SANTA CLARA, Calif. -- One of the first orders of business for coach Kyle Shanahan and general manager John Lynch upon taking over the San Francisco 49ers in 2017 was to sign free-agent fullback Kyle Juszczyk.
The Niners were so intent on adding Juszczyk that they gave him a four-year, $21 million deal that easily eclipsed any deal ever given to a fullback. The size of the deal raised eyebrows, but four years later few would question the move.
As it turned out, signing Juszczyk wasn't about getting a fullback. He's a versatile football junkie capable of redefining his position and allowing Shanahan to dream up an endless array of plays that all look the same on the surface but confuse defenders with the various wrinkles Shanahan installed with Juszczyk on the field.
All of that makes Juszczyk one of the 49ers' most important pending free agents and a priority to re-sign as the new league year begins on March 17.
"He's a unique person and a unique football player because he does so many things for you," Lynch said in January. "He's important to us and we're going to make every effort to try to keep him here. I'm sure there'll be competition and we understand that, but Kyle's a real important player to this football team and we'll do everything we can to keep him here."
After signing Juszczyk, Lynch and Shanahan began referring to him as an "offensive weapon," vowing that he wouldn't just be a run-of-the-mill blocking fullback. They followed through on that plan.

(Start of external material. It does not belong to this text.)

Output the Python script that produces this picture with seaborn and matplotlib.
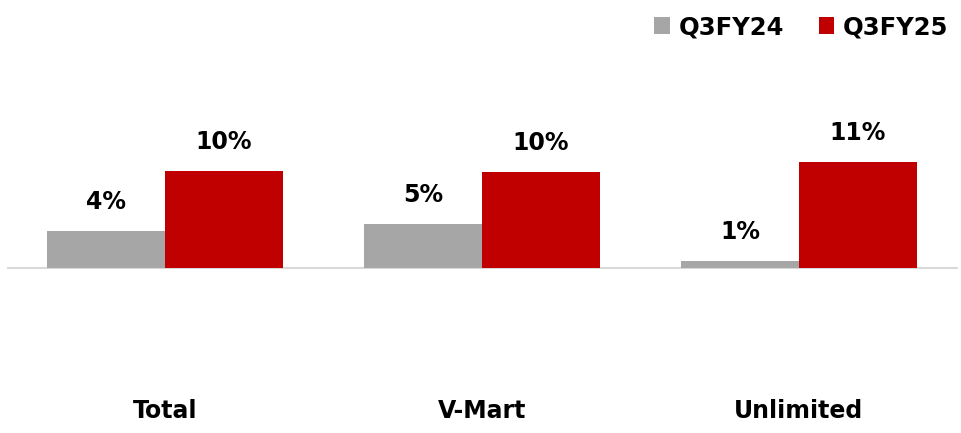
import matplotlib
matplotlib.use("Agg")
import matplotlib.pyplot as plt
import seaborn as sns
import pandas as pd

categories = ["Total", "V-Mart", "Unlimited"]
series_names = ["Q3FY24", "Q3FY25"]
values_fy24 = [3.7, 4.4, 0.7]
values_fy25 = [9.8, 9.7, 10.7]
labels_fy24 = ["4%", "5%", "1%"]
labels_fy25 = ["10%", "10%", "11%"]
colors = ["#A6A6A6", "#C00000"]

df = pd.DataFrame({
    "category": categories * 2,
    "series": [series_names[0]] * 3 + [series_names[1]] * 3,
    "value": values_fy24 + values_fy25,
})

sns.set_theme(style="white")
plt.rcParams["font.family"] = ["DejaVu Sans"]

fig = plt.figure(figsize=(9.61, 4.33), dpi=100)
ax = fig.add_axes([6.5 / 961, (433 - 380) / 433, 951 / 961, 320 / 433])

sns.barplot(data=df, x="category", y="value", hue="series", order=categories,
            hue_order=series_names, palette=colors, width=0.745, gap=0,
            saturation=1, ax=ax, errorbar=None, linewidth=0)

ax.set_xlim(-0.5, 2.5)
ax.set_ylim(-11.3, 21.0)
ax.axhline(0, color="#D9D9D9", lw=1.5, zorder=0)
for s in ax.spines.values():
    s.set_visible(False)
ax.set_yticks([])
ax.set_xlabel("")
ax.set_ylabel("")
ax.tick_params(axis="x", length=0, pad=14)
ax.set_xticks(range(len(categories)))
ax.set_xticklabels(categories, fontsize=17, fontweight="bold", color="black", va="top")

ax.bar_label(ax.containers[0], labels=labels_fy24, padding=12.5, fontsize=17,
             fontweight="bold", color="black")
ax.bar_label(ax.containers[1], labels=labels_fy25, padding=12.5, fontsize=17,
             fontweight="bold", color="black")

sns.move_legend(ax, "center right", bbox_to_anchor=(948 / 961, 1 - 27 / 433),
                bbox_transform=fig.transFigure, ncol=2, frameon=False, title=None,
                fontsize=17.5, handlelength=0.65, handleheight=0.65, handletextpad=0.33,
                columnspacing=1.44, borderaxespad=0, borderpad=0)
for t in ax.get_legend().get_texts():
    t.set_fontweight("bold")
    t.set_color("black")

fig.savefig("out.png", dpi=100)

In four seasons with the Niners, Juszczyk's 102 receptions for 1,080 yards and seven touchdowns easily surpass the 43 receptions, 399 yards and four receiving touchdowns of the next closest fullback in each of those categories during that time. Juszczyk did that while lining up in the slot (9.3% of his snaps), at outside receiver (7.2%), at inline tight end (11.5%) and in the backfield (72%).
While the Niners have used a fullback more than any team in the league since acquiring Juszczyk, there's also a marked difference in how the offense fares when he's on the field and when he's not.
Over the past four season, the 49ers have averaged 5.99 yards per play (second in the NFL), 4.49 yards per rush (fifth) and 8.65 yards per pass (third) with two running backs on the field. With less than two backs on the field, those numbers dip to 5.45 (20th), 4.26 (23rd) and 6.48 (19th).
In 2020, the Niners were plus-2 in expected points added when Juszczyk was on the field and negative-8 EPA when he wasn't.
"He is, in my opinion, one of one," tight end George Kittle said. "I don’t know that anyone does the things that he does on the football field. I also think he’s incredibly under appreciated. But people that watch football, the people that understand football, they get how important Juice is."
Keeping Juszczyk in San Francisco figures to be easier said than done. When the Niners initially chased Juszczyk in 2017, they paid a premium because at least seven other teams were bidding. Nobody would be surprised if that was the case again this time around. No other fullback in the league or coming out of college offers the same skillset Juszczyk brings to the table.
"It is tough to imagine a different offense that would utilize me the way I would here," Juszczyk said in January. "I think Kyle and Mike McDaniel have just done such a great job of finding the best way to put me out there on the field and put me in situations to succeed. So, I owe them so much for just the opportunities that they’ve given me the past four years. My position is so unique that it’s easy to look around the league and say, ‘Eh, you know not a lot of other teams are deploying a fullback as much as San Francisco is,' but I’m gonna pat myself on the back and say that not a lot of other teams have me."
San Francisco will do what it can to keep Juszczyk but if it can't, don't be surprised if it pivots away from using a fullback as often and invests in more receivers or tight ends.
For his part, Juszczyk has made it clear he'd like to stay while remaining fully aware of the unpredictability free agency brings. Set to turn 30 in April and recently married, Juszczyk also realizes this could be his final big bite of the free-agent apple.
"It’s a lot different this go around," Juszczyk said. "I’d like to start a family soon, so a lot of that comes into play. I definitely want to be a part of a team that’s a contender. I’ve played in the NFL for a long time now and I know I have been on both sides. I’ve been to a Super Bowl and I’ve been on that 4-12 team and I promise you just for quality of life that Super Bowl contending team was a lot more fun."